◆ **Dataset**
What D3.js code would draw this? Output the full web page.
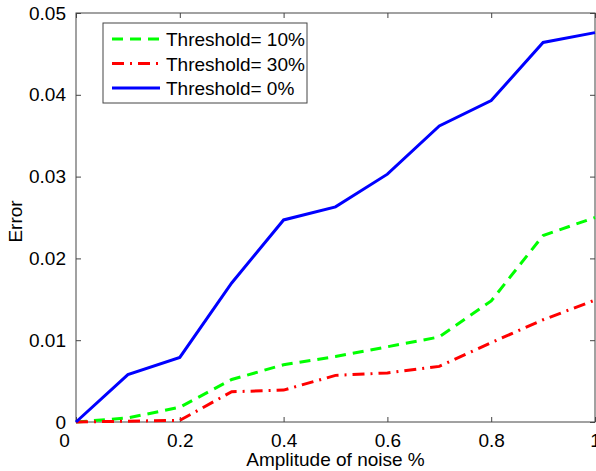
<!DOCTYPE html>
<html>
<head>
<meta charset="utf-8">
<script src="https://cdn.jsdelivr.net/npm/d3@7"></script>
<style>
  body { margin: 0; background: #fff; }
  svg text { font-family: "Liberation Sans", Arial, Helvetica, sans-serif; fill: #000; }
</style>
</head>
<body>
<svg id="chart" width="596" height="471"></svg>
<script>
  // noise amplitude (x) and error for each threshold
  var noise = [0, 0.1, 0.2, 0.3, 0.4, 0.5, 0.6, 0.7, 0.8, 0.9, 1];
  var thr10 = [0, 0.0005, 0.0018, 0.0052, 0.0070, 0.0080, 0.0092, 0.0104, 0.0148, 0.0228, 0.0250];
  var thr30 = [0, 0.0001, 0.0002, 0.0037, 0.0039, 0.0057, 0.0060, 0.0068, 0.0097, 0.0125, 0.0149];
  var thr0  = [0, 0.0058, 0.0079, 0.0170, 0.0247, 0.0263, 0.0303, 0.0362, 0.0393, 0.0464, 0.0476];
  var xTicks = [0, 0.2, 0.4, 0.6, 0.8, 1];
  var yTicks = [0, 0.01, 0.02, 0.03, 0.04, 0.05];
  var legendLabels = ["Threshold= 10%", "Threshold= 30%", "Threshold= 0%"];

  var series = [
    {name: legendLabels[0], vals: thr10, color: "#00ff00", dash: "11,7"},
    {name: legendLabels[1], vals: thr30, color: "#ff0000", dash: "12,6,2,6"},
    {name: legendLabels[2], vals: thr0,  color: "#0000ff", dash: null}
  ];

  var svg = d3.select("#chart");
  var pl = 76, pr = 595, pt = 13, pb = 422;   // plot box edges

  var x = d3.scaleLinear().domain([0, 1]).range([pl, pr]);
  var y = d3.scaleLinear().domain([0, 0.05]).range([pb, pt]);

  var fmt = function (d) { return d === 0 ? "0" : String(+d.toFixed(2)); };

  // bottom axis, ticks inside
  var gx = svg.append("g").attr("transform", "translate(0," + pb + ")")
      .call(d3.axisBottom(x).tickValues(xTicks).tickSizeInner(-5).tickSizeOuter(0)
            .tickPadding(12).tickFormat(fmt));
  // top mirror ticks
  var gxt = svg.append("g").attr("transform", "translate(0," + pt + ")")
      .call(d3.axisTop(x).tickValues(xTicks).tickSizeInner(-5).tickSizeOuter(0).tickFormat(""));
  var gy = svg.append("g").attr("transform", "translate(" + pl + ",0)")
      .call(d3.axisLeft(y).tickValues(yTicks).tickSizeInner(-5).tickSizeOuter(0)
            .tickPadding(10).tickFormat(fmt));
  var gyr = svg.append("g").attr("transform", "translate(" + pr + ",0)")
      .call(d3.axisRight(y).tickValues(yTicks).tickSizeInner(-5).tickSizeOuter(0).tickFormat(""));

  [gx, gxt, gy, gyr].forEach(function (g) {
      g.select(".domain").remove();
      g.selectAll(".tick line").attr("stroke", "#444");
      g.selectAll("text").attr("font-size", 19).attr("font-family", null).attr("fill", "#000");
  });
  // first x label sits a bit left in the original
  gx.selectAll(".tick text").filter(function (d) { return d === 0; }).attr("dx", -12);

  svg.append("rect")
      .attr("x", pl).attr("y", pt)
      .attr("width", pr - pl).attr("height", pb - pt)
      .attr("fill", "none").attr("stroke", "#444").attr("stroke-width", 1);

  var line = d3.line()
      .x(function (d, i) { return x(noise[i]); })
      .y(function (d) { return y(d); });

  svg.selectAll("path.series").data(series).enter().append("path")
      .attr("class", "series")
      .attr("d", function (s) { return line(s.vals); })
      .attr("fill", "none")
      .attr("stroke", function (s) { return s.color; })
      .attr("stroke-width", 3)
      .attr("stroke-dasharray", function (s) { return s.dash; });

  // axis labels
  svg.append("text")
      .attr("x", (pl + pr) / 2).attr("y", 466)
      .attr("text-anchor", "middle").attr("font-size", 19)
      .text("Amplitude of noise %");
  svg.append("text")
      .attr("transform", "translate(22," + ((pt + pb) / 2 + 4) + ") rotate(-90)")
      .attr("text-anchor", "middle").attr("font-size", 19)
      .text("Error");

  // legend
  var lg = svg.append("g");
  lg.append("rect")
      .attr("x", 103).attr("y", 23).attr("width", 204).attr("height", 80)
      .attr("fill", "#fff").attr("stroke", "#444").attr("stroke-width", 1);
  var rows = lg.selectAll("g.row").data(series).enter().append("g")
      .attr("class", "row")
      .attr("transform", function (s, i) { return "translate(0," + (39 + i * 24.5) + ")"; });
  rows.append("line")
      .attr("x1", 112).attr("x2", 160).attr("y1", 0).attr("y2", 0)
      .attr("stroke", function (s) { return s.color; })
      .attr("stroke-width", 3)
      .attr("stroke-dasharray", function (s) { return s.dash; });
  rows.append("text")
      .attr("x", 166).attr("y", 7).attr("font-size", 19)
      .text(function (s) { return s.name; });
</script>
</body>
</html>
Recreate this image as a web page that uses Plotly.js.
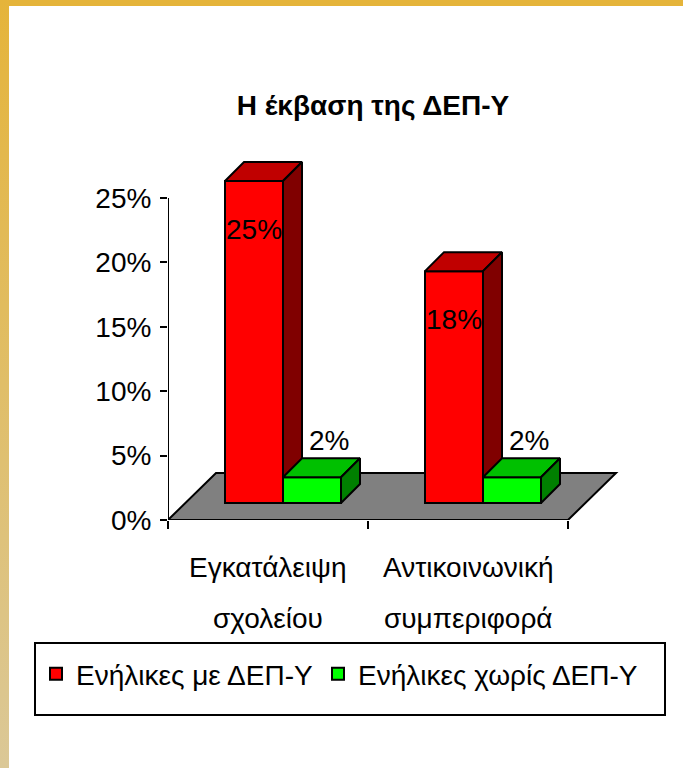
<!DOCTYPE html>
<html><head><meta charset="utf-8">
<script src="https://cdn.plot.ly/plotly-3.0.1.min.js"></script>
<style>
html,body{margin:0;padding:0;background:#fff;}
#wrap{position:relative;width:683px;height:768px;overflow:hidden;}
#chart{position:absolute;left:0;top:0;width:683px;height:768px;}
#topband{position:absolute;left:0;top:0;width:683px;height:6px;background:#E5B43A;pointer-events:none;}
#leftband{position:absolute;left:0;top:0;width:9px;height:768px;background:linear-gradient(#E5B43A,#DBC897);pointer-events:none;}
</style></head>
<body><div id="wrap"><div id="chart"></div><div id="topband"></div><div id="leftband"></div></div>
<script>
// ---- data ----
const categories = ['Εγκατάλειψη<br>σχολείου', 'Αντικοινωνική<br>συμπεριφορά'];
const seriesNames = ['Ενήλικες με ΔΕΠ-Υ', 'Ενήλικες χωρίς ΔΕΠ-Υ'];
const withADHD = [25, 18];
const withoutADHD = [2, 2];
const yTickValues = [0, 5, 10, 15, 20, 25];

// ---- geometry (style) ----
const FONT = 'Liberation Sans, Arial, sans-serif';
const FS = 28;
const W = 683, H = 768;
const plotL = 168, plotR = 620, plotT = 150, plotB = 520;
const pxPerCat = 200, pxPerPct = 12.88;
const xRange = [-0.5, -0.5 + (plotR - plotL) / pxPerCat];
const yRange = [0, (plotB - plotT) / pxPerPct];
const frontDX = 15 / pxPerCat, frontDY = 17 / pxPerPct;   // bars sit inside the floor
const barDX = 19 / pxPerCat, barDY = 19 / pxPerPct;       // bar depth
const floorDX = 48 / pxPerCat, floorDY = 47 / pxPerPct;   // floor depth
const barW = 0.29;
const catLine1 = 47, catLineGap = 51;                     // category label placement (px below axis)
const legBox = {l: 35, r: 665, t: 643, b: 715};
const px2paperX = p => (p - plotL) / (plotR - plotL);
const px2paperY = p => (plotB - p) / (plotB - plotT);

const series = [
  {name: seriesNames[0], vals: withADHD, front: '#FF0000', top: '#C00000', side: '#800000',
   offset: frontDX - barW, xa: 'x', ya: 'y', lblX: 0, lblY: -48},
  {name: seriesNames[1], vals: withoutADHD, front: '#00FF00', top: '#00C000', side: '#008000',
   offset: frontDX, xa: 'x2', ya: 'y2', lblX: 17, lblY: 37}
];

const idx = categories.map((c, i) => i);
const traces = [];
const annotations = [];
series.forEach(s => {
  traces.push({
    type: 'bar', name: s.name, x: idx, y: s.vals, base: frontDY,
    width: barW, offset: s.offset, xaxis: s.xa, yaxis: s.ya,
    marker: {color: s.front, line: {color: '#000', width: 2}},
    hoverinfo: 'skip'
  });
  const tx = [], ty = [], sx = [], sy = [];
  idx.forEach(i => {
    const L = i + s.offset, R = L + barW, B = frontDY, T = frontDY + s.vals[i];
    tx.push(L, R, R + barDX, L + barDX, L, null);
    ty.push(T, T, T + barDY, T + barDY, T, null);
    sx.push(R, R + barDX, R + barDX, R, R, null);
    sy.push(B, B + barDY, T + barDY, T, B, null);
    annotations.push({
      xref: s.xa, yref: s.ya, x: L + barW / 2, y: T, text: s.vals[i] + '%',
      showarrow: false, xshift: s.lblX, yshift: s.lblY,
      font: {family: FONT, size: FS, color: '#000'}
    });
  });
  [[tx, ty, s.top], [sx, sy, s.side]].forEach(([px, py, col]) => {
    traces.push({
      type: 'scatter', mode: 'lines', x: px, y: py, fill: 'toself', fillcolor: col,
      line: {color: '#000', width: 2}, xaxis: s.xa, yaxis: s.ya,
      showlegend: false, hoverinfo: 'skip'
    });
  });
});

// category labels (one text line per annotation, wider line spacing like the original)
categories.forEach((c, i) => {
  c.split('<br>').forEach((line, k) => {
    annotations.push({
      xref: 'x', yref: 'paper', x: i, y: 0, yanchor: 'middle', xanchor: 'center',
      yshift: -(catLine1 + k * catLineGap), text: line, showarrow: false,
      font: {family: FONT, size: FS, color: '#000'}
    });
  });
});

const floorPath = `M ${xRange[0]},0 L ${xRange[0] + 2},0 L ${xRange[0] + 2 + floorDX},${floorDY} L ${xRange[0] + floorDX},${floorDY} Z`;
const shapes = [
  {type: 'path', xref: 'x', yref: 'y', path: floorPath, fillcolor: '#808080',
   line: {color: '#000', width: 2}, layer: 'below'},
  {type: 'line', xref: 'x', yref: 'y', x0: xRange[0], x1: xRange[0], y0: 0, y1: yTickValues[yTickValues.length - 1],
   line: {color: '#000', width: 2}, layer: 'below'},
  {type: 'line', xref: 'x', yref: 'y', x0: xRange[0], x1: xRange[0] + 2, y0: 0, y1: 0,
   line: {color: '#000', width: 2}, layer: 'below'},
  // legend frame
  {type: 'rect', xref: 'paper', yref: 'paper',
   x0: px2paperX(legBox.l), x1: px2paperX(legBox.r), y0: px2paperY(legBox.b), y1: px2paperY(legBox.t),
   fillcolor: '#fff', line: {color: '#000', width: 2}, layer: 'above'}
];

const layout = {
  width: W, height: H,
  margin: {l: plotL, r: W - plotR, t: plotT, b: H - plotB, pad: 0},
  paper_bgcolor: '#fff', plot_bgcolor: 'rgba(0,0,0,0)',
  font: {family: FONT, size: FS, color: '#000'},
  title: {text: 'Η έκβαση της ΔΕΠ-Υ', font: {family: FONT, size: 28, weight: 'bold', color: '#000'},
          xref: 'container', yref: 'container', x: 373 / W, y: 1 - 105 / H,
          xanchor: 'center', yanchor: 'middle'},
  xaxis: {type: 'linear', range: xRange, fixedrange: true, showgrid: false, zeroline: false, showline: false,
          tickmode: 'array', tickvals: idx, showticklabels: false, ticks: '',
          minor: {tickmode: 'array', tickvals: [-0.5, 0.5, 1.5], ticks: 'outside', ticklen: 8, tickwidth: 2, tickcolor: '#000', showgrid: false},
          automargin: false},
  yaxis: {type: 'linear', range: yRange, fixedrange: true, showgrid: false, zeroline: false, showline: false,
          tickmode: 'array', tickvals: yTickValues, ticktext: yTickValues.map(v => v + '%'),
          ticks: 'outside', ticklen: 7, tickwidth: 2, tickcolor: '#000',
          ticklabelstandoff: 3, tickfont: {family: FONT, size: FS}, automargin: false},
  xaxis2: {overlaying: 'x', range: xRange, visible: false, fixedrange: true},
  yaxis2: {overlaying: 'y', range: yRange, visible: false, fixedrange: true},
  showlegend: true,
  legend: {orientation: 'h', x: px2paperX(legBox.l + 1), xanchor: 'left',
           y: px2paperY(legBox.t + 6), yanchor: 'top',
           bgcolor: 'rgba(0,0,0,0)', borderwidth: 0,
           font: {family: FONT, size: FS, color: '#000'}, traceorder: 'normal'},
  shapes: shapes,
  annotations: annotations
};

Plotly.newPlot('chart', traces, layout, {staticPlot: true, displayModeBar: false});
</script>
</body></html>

◆ **Problem statement**
Skip every picture and return the lines above from the top through the one that contains "var fmt = function".

◆ **Written response**
What D3.js code would draw this? Output the full web page.
<!DOCTYPE html>
<html>
<head>
<meta charset="utf-8">
<script src="https://cdn.jsdelivr.net/npm/d3@7"></script>
<style>
  body { margin: 0; background: #fff; }
  svg text { font-family: "Liberation Sans", Arial, Helvetica, sans-serif; fill: #000; }
</style>
</head>
<body>
<svg id="chart" width="596" height="471"></svg>
<script>
  // noise amplitude (x) and error for each threshold
  var noise = [0, 0.1, 0.2, 0.3, 0.4, 0.5, 0.6, 0.7, 0.8, 0.9, 1];
  var thr10 = [0, 0.0005, 0.0018, 0.0052, 0.0070, 0.0080, 0.0092, 0.0104, 0.0148, 0.0228, 0.0250];
  var thr30 = [0, 0.0001, 0.0002, 0.0037, 0.0039, 0.0057, 0.0060, 0.0068, 0.0097, 0.0125, 0.0149];
  var thr0  = [0, 0.0058, 0.0079, 0.0170, 0.0247, 0.0263, 0.0303, 0.0362, 0.0393, 0.0464, 0.0476];
  var xTicks = [0, 0.2, 0.4, 0.6, 0.8, 1];
  var yTicks = [0, 0.01, 0.02, 0.03, 0.04, 0.05];
  var legendLabels = ["Threshold= 10%", "Threshold= 30%", "Threshold= 0%"];

  var series = [
    {name: legendLabels[0], vals: thr10, color: "#00ff00", dash: "11,7"},
    {name: legendLabels[1], vals: thr30, color: "#ff0000", dash: "12,6,2,6"},
    {name: legendLabels[2], vals: thr0,  color: "#0000ff", dash: null}
  ];

  var svg = d3.select("#chart");
  var pl = 76, pr = 595, pt = 13, pb = 422;   // plot box edges

  var x = d3.scaleLinear().domain([0, 1]).range([pl, pr]);
  var y = d3.scaleLinear().domain([0, 0.05]).range([pb, pt]);

  var fmt = function (d) { return d === 0 ? "0" : String(+d.toFixed(2)); };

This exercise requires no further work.